Jacqueline Charles, Miami Herald on

Published in News & Features

The last two interventions before the arrivals of the Kenyans were both traditional U.N. peacekeeping missions, and didn’t produce the results many had hoped. The missions occurred within 10 years after separate coups —one by the military in 1994 and the other by armed rebels in 2004— ousted President Jean-Bertrand Aristide as he served out two separate presidential terms. The last was marred by a deadly cholera outbreak and the U.N.’s refusal to acknowledge its role and allegations of sexual misconduct by soldiers.

This time around, the catalyst, like at the turn of the century, was a presidential assassination.

The brazen slaying of President Jovene Moïse three years ago next month on July 7, allegedly at the hands of Colombian mercenaries, local police and politically ambitious Haitians and Haitian Americans, left the country in total disarray. Already mushrooming under Moïse’s unpopular rule and Haiti’s weak governance, criminal armed groups stepped into the power vacuum and grew in strength and firepower.

Now, seven years after the last U.N. blue-helmet troops left after a 13-year presence, Haiti once more finds itself reeling and forced to invite foreign boots on its soil. It’s a reality that has many Haitians torn, yet at the same time, wondering if this time, the results will be different.

Monica Juma, Kenya’s national security adviser, who accompanied the police officers to Port-au-Prince, has said she hopes that the security mission doesn’t become a permanent one. Conille, who left Haiti on Friday for meetings in Washington and New York this week, wants it to be Haiti’s last.

In order for both to happen, Haiti will need to find a way out of its endless cycle of instability, Haitians say, and put in place a plan that goes beyond just arresting and even killing gang members.

 

“When you look at what’s happening, it’s not just because people want” to create chaos, said Emmanuel Paul, a Port-au-Prince-based security expert. “It’s the result of years of bad decisions, bad politics.”

“Yes, we need an international force; yes we need weapons for the police and we need to reinforce the police so that it can combat the bandits. At the same time we have to reflect on the causes that brought us here,” he said. “If you have someone who is hemorrhaging, instead of you keep looking for blood to give him, it’s better to investigate why he is bleeding in order to block the hemorrhage.”

Haitian authorities, under then-Prime Minister Ariel Henry, first appealed for international assistance with their gang problem in October 2022. Since then, armed groups have forced more than 100,000 Haitians from their homes, bringing the displaced population to nearly 580,000 in three years, and driven millions to hunger. Today, over a million Haitians are facing starvation, according to the U.N.

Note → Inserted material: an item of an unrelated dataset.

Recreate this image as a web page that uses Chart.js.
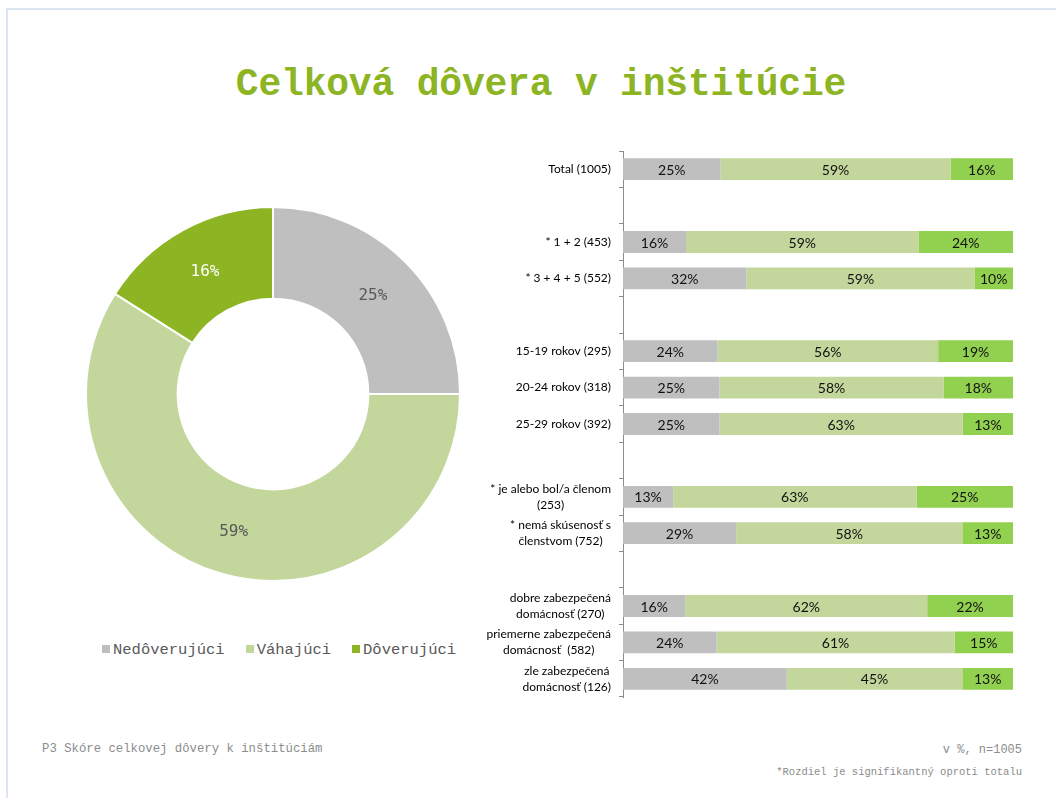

“This violence has a name,” said Paul. “It’s the name of all the gang chiefs that we all know. But even if they were to arrest them, even if they were to eliminate them, we still need to look at what produced them. How did they get here? If we don’t do this, we risk taking decisions that could give us a little relief in the short term, but then we will return to the same problem. Every time we don’t resolve the problem, the situation gets worse.”